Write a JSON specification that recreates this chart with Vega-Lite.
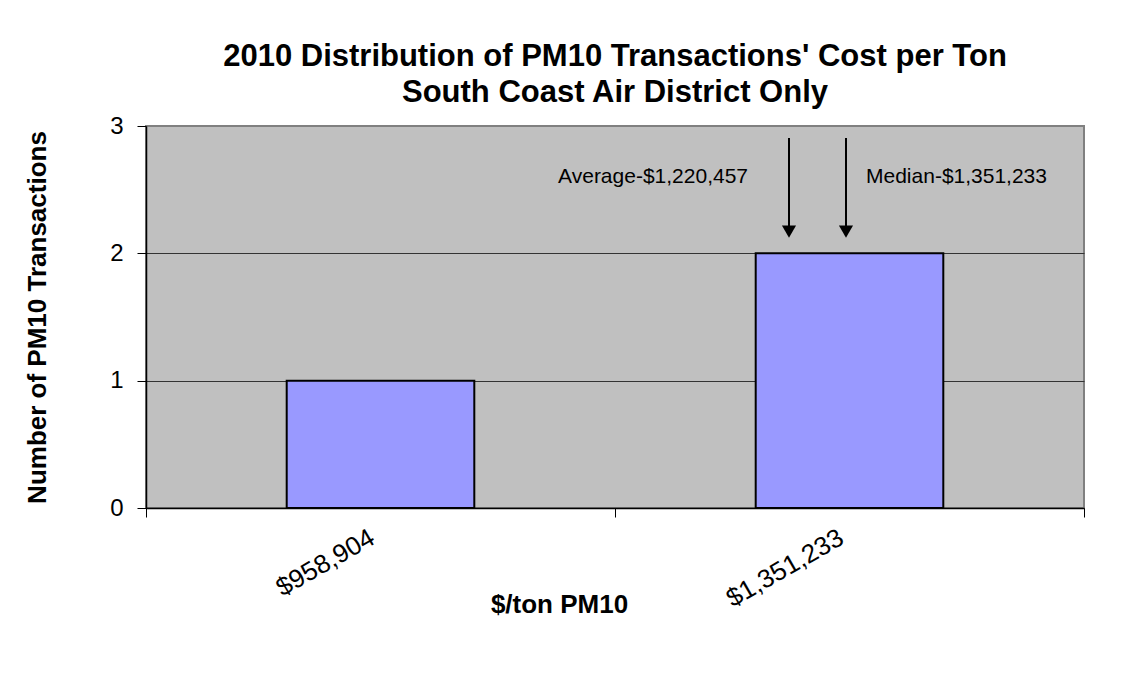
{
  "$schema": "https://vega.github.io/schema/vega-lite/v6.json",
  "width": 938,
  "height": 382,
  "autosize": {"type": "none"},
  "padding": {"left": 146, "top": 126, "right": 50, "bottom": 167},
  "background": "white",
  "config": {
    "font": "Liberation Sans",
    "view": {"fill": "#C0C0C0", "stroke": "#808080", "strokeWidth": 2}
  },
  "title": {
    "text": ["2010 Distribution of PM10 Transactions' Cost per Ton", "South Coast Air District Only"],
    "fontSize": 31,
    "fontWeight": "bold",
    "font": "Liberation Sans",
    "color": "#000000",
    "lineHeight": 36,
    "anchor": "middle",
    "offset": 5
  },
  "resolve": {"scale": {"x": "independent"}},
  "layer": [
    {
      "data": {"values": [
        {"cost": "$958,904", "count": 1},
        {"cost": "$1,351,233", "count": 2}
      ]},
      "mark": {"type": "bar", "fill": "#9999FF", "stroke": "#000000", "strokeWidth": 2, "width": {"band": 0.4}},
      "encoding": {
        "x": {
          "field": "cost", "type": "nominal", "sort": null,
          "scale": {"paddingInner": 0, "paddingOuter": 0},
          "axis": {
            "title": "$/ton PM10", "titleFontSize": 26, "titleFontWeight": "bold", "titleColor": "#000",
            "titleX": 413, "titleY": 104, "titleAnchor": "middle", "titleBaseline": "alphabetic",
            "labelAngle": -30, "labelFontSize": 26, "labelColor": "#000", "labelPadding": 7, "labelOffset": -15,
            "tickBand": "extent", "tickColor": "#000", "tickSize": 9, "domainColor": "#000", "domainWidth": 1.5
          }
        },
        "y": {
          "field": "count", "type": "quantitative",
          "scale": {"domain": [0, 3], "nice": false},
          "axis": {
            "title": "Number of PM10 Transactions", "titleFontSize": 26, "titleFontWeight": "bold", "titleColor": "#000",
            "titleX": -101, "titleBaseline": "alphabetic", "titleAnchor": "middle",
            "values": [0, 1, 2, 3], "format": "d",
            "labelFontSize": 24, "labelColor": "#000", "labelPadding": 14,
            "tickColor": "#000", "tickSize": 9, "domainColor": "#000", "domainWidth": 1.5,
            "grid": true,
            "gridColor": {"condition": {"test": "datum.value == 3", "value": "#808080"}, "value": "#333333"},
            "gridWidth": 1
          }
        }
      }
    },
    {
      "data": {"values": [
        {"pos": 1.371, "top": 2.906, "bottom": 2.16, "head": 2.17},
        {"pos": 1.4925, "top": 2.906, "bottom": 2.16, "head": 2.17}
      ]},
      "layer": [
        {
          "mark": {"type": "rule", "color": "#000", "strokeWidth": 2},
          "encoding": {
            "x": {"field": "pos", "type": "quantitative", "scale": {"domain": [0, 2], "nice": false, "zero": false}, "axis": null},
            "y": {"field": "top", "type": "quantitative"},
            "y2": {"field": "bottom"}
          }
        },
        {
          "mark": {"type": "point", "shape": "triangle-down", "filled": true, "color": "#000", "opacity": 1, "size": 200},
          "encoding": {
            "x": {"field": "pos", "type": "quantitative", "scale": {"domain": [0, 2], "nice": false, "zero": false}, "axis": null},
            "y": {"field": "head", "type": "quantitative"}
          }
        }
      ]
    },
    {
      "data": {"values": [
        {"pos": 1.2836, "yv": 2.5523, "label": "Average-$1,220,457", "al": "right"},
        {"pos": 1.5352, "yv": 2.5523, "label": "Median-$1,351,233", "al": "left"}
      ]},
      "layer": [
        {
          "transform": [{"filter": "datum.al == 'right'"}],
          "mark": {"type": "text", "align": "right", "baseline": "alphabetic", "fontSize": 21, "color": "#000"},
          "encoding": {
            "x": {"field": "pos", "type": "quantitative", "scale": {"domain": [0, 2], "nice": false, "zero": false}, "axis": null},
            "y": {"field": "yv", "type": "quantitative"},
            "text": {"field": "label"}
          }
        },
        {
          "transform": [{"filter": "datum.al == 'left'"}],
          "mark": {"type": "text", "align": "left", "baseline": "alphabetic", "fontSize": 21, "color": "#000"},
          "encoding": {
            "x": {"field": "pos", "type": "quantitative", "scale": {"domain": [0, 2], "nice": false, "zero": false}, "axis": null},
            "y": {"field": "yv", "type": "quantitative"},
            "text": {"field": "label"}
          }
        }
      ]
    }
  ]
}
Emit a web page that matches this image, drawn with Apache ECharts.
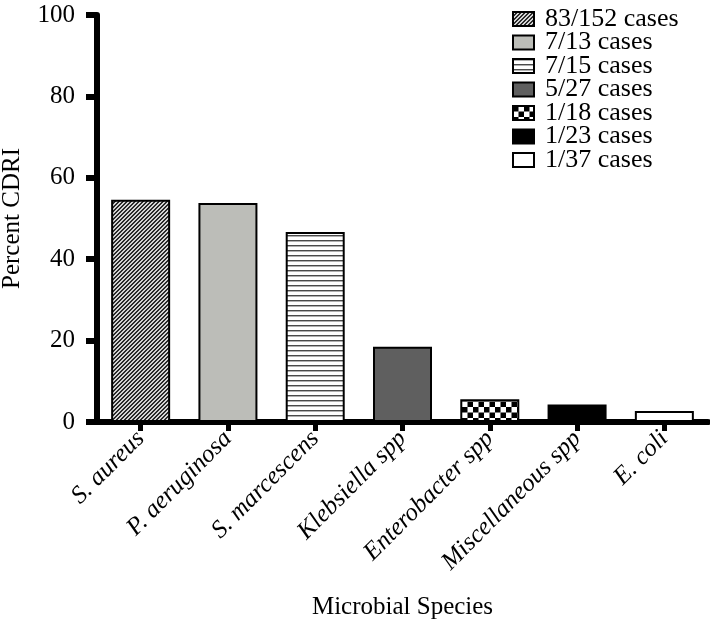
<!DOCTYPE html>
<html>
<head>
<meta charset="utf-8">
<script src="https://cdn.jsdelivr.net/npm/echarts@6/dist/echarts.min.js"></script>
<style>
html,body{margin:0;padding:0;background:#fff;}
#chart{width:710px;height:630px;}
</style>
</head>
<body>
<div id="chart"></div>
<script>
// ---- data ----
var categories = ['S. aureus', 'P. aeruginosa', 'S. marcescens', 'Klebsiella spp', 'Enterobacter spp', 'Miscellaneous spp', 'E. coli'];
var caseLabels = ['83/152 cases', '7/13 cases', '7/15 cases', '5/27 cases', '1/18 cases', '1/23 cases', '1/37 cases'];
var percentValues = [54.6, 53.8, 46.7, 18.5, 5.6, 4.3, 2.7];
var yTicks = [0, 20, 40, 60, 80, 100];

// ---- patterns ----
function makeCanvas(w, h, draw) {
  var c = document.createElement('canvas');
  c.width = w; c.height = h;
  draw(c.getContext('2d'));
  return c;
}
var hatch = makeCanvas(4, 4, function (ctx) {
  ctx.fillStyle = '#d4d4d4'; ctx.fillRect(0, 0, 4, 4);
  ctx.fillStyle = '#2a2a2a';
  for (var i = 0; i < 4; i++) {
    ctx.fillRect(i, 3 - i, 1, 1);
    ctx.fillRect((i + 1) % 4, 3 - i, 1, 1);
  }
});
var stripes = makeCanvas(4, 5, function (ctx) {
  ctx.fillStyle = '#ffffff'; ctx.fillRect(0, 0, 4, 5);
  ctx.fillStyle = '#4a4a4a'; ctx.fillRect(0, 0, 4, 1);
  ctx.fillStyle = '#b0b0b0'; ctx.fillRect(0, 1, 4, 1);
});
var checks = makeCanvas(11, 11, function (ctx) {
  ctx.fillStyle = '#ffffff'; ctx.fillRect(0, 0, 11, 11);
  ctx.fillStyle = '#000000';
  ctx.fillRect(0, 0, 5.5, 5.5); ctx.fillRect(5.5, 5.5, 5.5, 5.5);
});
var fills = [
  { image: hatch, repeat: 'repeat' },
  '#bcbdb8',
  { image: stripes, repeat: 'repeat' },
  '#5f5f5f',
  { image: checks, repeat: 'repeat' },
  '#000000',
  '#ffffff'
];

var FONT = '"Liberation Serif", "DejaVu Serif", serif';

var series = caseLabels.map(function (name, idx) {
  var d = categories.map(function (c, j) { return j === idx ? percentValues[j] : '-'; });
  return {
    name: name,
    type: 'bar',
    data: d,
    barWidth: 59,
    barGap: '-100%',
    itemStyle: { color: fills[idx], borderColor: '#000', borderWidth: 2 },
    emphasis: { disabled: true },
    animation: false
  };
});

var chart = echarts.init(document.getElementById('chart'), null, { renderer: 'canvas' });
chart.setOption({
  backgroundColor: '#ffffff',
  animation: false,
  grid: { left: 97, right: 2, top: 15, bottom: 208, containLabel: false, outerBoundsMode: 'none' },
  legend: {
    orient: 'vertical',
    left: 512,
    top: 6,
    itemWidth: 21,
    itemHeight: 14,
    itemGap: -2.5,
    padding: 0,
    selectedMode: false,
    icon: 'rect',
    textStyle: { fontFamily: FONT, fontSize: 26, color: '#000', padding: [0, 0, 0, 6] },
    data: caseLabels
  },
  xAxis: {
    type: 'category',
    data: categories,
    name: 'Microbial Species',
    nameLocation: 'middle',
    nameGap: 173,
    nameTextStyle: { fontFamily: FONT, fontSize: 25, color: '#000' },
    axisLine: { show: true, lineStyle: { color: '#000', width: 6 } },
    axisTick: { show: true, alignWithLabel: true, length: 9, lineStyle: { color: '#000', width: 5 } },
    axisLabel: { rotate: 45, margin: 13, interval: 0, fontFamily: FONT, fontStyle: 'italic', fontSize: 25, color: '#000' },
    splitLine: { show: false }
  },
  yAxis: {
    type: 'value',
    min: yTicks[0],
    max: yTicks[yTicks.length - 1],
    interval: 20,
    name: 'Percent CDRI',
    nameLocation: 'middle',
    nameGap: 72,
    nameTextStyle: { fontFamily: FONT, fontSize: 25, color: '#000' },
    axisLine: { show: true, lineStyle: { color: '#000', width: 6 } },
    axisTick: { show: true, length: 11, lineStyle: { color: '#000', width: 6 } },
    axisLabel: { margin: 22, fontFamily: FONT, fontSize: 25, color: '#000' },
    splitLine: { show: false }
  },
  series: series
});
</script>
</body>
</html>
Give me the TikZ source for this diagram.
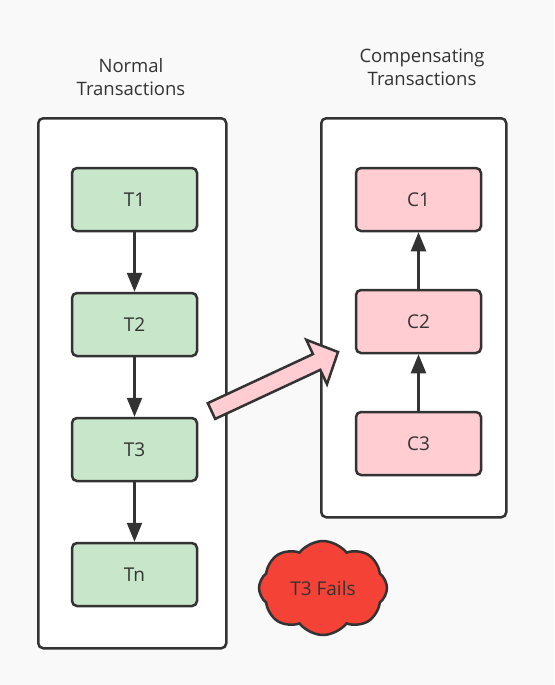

**Work instructions**
Where a line holds "image", copy it out.

**Solution**
Emit a web page that matches this image, drawn with Apache ECharts.
  { image: hatch, repeat: 'repeat' },
  { image: stripes, repeat: 'repeat' },
  { image: checks, repeat: 'repeat' },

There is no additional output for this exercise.